Sandra McCracken hinted she was a talent to be reckoned with several solo albums ago, but it was her recent collaboration with musical partner Derek Webb on their Ampersand EP that confirmed she was indeed one to watch. A flawless collection, it was embossed with memorable melodies and a boundless charm that made every song a treasure, and the set as a whole one that begged repeated encounters.

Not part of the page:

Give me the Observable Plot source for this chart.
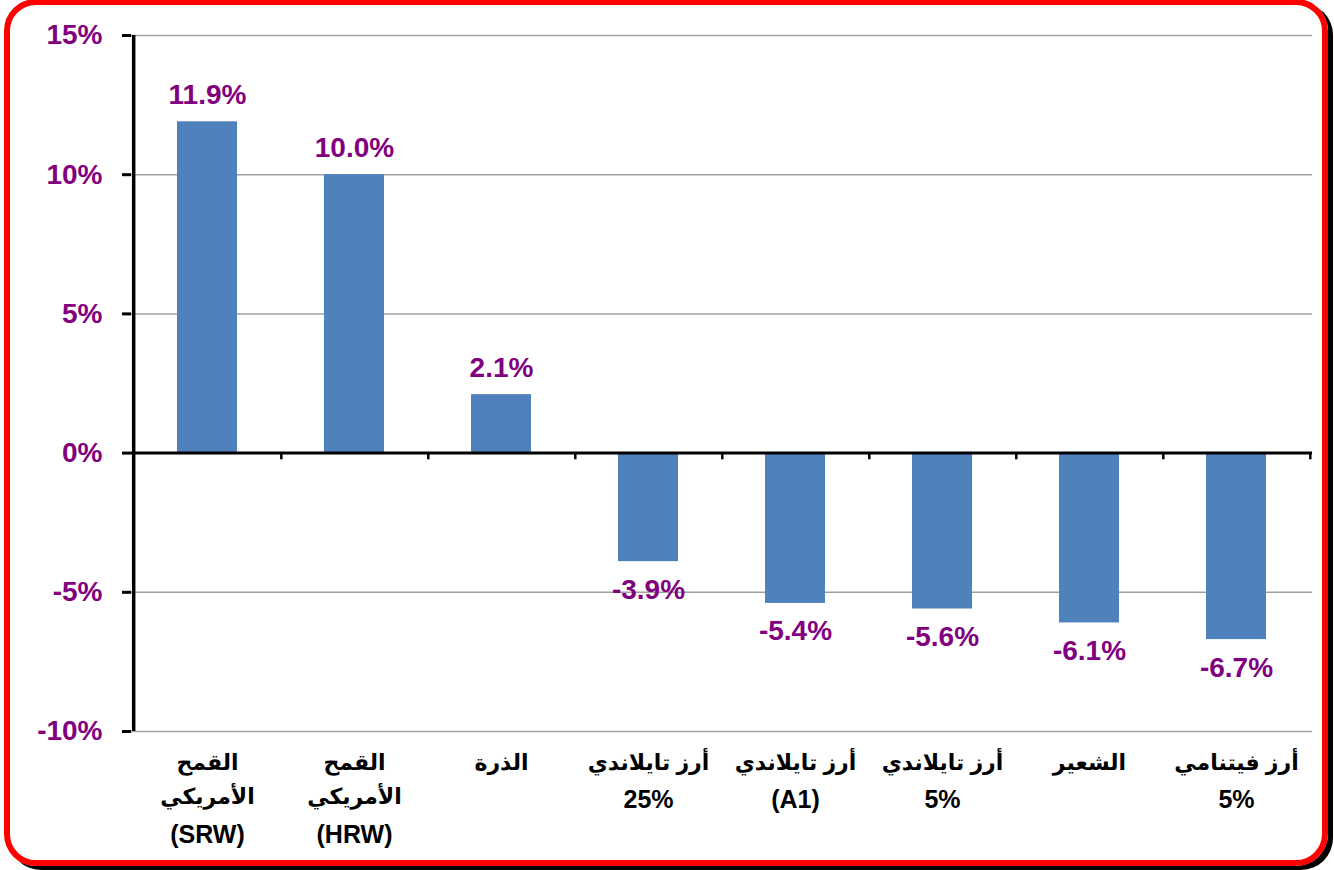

McCracken has duplicated that feat with her new solo set, Red Balloon, and it’s as graceful and boundless as its title implies. Two EPs boasting five songs apiece - two separate sides as it were - offer ten more examples of McCracken’s magnificent singing and superb song craft. Lush, radiant and beautiful beyond measure, it portends further greatness from an artist who’s clearly yet to get her due. A song like “Saturn’s Fields” brings to mind the anthemic ring of Paul Simon’s ”American Tune,” while “Guardian” and “The High Country” each seem as if they’re sung with the voice borrowed from an angel, soaring with an operatic lilt that Sarah McLachlan could otherwise mistake as her own. So too, the affirming assuredness of “Lose You” and “Lock and Key” betray a confidence and craft that that lifts Red Balloon - and with it McCracken herself -- to the highest plateau of today’s new folk vanguard.
Singer/songwriters are a plentiful breed these days and it’s all too easy to take any aspiring entrant for granted. It would be a mistake to suggest McCracken is merely an also-ran, but happily it only takes a single listen to Red Balloon to dispel that notion entirely.